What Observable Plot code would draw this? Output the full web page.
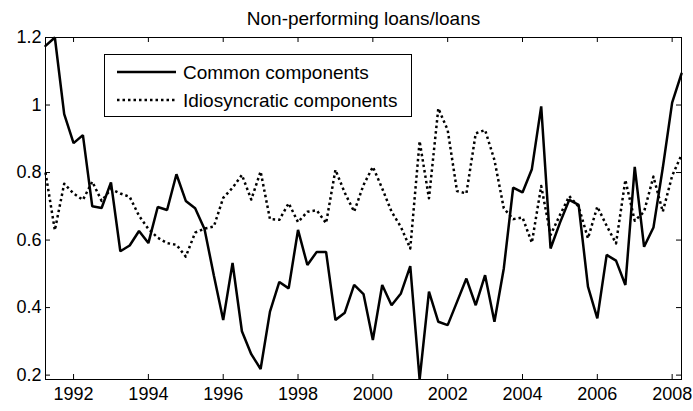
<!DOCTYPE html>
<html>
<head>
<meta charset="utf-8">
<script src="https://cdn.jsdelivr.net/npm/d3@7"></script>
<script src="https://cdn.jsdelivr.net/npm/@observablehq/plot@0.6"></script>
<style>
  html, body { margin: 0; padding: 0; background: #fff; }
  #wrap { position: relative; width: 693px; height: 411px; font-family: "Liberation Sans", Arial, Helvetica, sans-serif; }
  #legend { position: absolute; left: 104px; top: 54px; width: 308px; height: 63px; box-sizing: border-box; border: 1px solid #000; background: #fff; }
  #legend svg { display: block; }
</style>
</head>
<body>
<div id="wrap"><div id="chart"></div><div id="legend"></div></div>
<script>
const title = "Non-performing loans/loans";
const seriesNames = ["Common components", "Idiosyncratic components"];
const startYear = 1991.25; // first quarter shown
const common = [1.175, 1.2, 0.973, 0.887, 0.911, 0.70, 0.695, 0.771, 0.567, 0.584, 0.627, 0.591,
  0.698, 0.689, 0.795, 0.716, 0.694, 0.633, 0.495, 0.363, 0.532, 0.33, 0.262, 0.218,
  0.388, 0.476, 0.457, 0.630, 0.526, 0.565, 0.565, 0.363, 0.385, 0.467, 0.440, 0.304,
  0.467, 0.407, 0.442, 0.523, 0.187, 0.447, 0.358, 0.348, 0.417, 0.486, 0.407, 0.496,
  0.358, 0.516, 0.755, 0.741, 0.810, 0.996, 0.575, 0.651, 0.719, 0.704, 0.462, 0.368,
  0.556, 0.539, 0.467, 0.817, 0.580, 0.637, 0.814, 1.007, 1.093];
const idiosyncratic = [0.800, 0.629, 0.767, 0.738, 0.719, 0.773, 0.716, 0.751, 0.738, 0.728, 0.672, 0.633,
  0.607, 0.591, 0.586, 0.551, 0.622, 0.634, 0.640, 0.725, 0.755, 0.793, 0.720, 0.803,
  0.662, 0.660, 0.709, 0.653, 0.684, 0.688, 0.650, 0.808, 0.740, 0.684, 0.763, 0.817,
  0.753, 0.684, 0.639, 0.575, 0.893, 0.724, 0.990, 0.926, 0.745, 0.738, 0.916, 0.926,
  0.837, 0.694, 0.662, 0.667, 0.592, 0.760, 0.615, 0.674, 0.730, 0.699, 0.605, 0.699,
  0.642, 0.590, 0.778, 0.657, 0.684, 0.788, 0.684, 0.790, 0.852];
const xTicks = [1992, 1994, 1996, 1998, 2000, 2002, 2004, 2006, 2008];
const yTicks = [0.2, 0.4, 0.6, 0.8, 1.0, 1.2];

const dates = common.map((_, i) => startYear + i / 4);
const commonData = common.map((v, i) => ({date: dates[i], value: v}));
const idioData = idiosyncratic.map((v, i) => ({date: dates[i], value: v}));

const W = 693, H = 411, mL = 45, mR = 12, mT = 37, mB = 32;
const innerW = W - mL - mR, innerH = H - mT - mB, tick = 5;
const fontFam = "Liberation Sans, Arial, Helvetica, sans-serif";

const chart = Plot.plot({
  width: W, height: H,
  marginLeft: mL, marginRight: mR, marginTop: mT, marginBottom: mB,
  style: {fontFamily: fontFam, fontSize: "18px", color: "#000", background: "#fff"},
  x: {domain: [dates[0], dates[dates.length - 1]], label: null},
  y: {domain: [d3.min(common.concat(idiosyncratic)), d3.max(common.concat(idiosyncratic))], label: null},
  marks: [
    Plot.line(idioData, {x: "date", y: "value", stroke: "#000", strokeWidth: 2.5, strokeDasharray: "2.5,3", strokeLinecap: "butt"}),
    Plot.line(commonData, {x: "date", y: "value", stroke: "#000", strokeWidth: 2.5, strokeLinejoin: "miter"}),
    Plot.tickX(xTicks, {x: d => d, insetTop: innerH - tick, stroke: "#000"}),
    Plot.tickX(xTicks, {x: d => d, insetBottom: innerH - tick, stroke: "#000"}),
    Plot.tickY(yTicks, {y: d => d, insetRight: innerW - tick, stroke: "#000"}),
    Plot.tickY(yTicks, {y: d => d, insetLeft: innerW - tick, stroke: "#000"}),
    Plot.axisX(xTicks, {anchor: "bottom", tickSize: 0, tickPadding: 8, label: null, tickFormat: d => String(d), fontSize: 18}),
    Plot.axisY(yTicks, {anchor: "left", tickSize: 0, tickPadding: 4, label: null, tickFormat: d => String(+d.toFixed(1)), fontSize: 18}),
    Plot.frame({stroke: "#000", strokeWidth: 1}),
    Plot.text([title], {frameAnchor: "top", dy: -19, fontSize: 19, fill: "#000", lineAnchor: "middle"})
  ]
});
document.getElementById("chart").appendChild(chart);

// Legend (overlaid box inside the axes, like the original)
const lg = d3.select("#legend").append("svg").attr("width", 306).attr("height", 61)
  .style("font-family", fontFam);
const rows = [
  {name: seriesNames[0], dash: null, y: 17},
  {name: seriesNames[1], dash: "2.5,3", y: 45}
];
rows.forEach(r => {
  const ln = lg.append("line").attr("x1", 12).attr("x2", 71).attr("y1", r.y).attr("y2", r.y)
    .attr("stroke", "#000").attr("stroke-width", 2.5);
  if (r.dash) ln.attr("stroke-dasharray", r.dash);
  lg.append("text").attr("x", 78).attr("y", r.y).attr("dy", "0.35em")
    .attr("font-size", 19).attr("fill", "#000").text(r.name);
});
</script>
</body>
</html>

• **YOUR INSTRUCTIONS**
Return the material word for word. Pictures are not part of the copy.

• **TASK RESPONSE**
What Observable Plot code would draw this? Output the full web page.
<!DOCTYPE html>
<html>
<head>
<meta charset="utf-8">
<script src="https://cdn.jsdelivr.net/npm/d3@7"></script>
<script src="https://cdn.jsdelivr.net/npm/@observablehq/plot@0.6"></script>
<style>
  html, body { margin: 0; padding: 0; background: #fff; }
  #wrap { position: relative; width: 693px; height: 411px; font-family: "Liberation Sans", Arial, Helvetica, sans-serif; }
  #legend { position: absolute; left: 104px; top: 54px; width: 308px; height: 63px; box-sizing: border-box; border: 1px solid #000; background: #fff; }
  #legend svg { display: block; }
</style>
</head>
<body>
<div id="wrap"><div id="chart"></div><div id="legend"></div></div>
<script>
const title = "Non-performing loans/loans";
const seriesNames = ["Common components", "Idiosyncratic components"];
const startYear = 1991.25; // first quarter shown
const common = [1.175, 1.2, 0.973, 0.887, 0.911, 0.70, 0.695, 0.771, 0.567, 0.584, 0.627, 0.591,
  0.698, 0.689, 0.795, 0.716, 0.694, 0.633, 0.495, 0.363, 0.532, 0.33, 0.262, 0.218,
  0.388, 0.476, 0.457, 0.630, 0.526, 0.565, 0.565, 0.363, 0.385, 0.467, 0.440, 0.304,
  0.467, 0.407, 0.442, 0.523, 0.187, 0.447, 0.358, 0.348, 0.417, 0.486, 0.407, 0.496,
  0.358, 0.516, 0.755, 0.741, 0.810, 0.996, 0.575, 0.651, 0.719, 0.704, 0.462, 0.368,
  0.556, 0.539, 0.467, 0.817, 0.580, 0.637, 0.814, 1.007, 1.093];
const idiosyncratic = [0.800, 0.629, 0.767, 0.738, 0.719, 0.773, 0.716, 0.751, 0.738, 0.728, 0.672, 0.633,
  0.607, 0.591, 0.586, 0.551, 0.622, 0.634, 0.640, 0.725, 0.755, 0.793, 0.720, 0.803,
  0.662, 0.660, 0.709, 0.653, 0.684, 0.688, 0.650, 0.808, 0.740, 0.684, 0.763, 0.817,
  0.753, 0.684, 0.639, 0.575, 0.893, 0.724, 0.990, 0.926, 0.745, 0.738, 0.916, 0.926,
  0.837, 0.694, 0.662, 0.667, 0.592, 0.760, 0.615, 0.674, 0.730, 0.699, 0.605, 0.699,
  0.642, 0.590, 0.778, 0.657, 0.684, 0.788, 0.684, 0.790, 0.852];
const xTicks = [1992, 1994, 1996, 1998, 2000, 2002, 2004, 2006, 2008];
const yTicks = [0.2, 0.4, 0.6, 0.8, 1.0, 1.2];

const dates = common.map((_, i) => startYear + i / 4);
const commonData = common.map((v, i) => ({date: dates[i], value: v}));
const idioData = idiosyncratic.map((v, i) => ({date: dates[i], value: v}));

const W = 693, H = 411, mL = 45, mR = 12, mT = 37, mB = 32;
const innerW = W - mL - mR, innerH = H - mT - mB, tick = 5;
const fontFam = "Liberation Sans, Arial, Helvetica, sans-serif";

const chart = Plot.plot({
  width: W, height: H,
  marginLeft: mL, marginRight: mR, marginTop: mT, marginBottom: mB,
  style: {fontFamily: fontFam, fontSize: "18px", color: "#000", background: "#fff"},
  x: {domain: [dates[0], dates[dates.length - 1]], label: null},
  y: {domain: [d3.min(common.concat(idiosyncratic)), d3.max(common.concat(idiosyncratic))], label: null},
  marks: [
    Plot.line(idioData, {x: "date", y: "value", stroke: "#000", strokeWidth: 2.5, strokeDasharray: "2.5,3", strokeLinecap: "butt"}),
    Plot.line(commonData, {x: "date", y: "value", stroke: "#000", strokeWidth: 2.5, strokeLinejoin: "miter"}),
    Plot.tickX(xTicks, {x: d => d, insetTop: innerH - tick, stroke: "#000"}),
    Plot.tickX(xTicks, {x: d => d, insetBottom: innerH - tick, stroke: "#000"}),
    Plot.tickY(yTicks, {y: d => d, insetRight: innerW - tick, stroke: "#000"}),
    Plot.tickY(yTicks, {y: d => d, insetLeft: innerW - tick, stroke: "#000"}),
    Plot.axisX(xTicks, {anchor: "bottom", tickSize: 0, tickPadding: 8, label: null, tickFormat: d => String(d), fontSize: 18}),
    Plot.axisY(yTicks, {anchor: "left", tickSize: 0, tickPadding: 4, label: null, tickFormat: d => String(+d.toFixed(1)), fontSize: 18}),
    Plot.frame({stroke: "#000", strokeWidth: 1}),
    Plot.text([title], {frameAnchor: "top", dy: -19, fontSize: 19, fill: "#000", lineAnchor: "middle"})
  ]
});
document.getElementById("chart").appendChild(chart);

// Legend (overlaid box inside the axes, like the original)
const lg = d3.select("#legend").append("svg").attr("width", 306).attr("height", 61)
  .style("font-family", fontFam);
const rows = [
  {name: seriesNames[0], dash: null, y: 17},
  {name: seriesNames[1], dash: "2.5,3", y: 45}
];
rows.forEach(r => {
  const ln = lg.append("line").attr("x1", 12).attr("x2", 71).attr("y1", r.y).attr("y2", r.y)
    .attr("stroke", "#000").attr("stroke-width", 2.5);
  if (r.dash) ln.attr("stroke-dasharray", r.dash);
  lg.append("text").attr("x", 78).attr("y", r.y).attr("dy", "0.35em")
    .attr("font-size", 19).attr("fill", "#000").text(r.name);
});
</script>
</body>
</html>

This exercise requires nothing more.